Новости культуры российских регионов
24 октября 2022
Москва

Любовь и немцы

«Кабаре» в Театре Наций
Фото: официальная страница Театра Наций

          Евгений Писарев в новой постановке Театра Наций «Кабаре» буквально следует совету Джона Леннона заниматься любовью, а не войной, переводя острую идею в исключительно мирное русло. Его спектакль – совсем не про нацизм и мир на краю гибели, а про незадачливых людей, предпочитающих решать проблемы с помощью блестящих вокальных номеров.
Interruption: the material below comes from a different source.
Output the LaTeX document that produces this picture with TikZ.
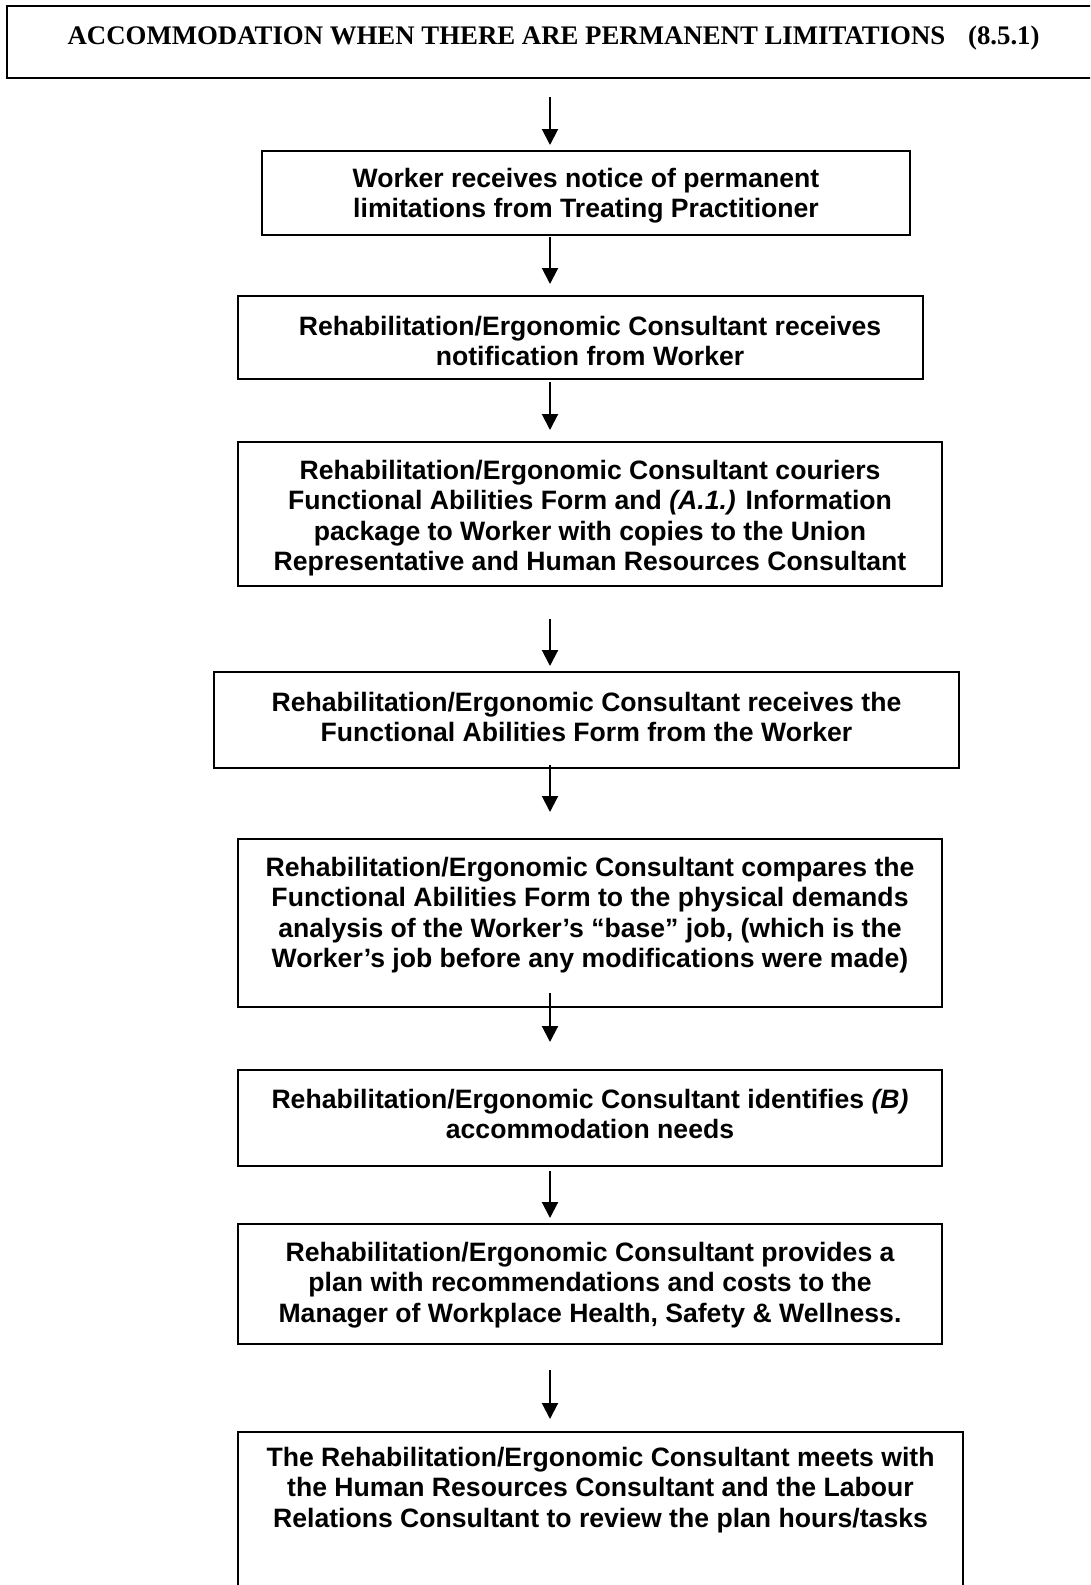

         Еще до премьеры спектакль Театра Наций «Кабаре» обещал очень многое, и тому было несколько причин. Во-первых, материал: тут и драматический роман Кристофера Ишервуда «Прощай, Берлин!», и аллюзии на фильм с великой Лайзой Миннелли, и острая тема зарождения нацизма, вдруг так горько ставшая актуальной. Во-вторых, форма: режиссер Евгений Писарев прекрасно знает, как работать в эффектном жанре мюзикла, не теряя при этом градуса театральности, идейного и смыслового содержания. В-третьих, состав исполнителей: концепция площадки, на которой осуществляется постановка, позволяет собрать команду единомышленников и профессионалов, да еще и во главе с Александрой Урсуляк, для которой роль Салли Боулз написана будто на заказ. Однако конечный результат оказался несопоставим с предварительными раскладами и, возможно, с затраченными усилиями.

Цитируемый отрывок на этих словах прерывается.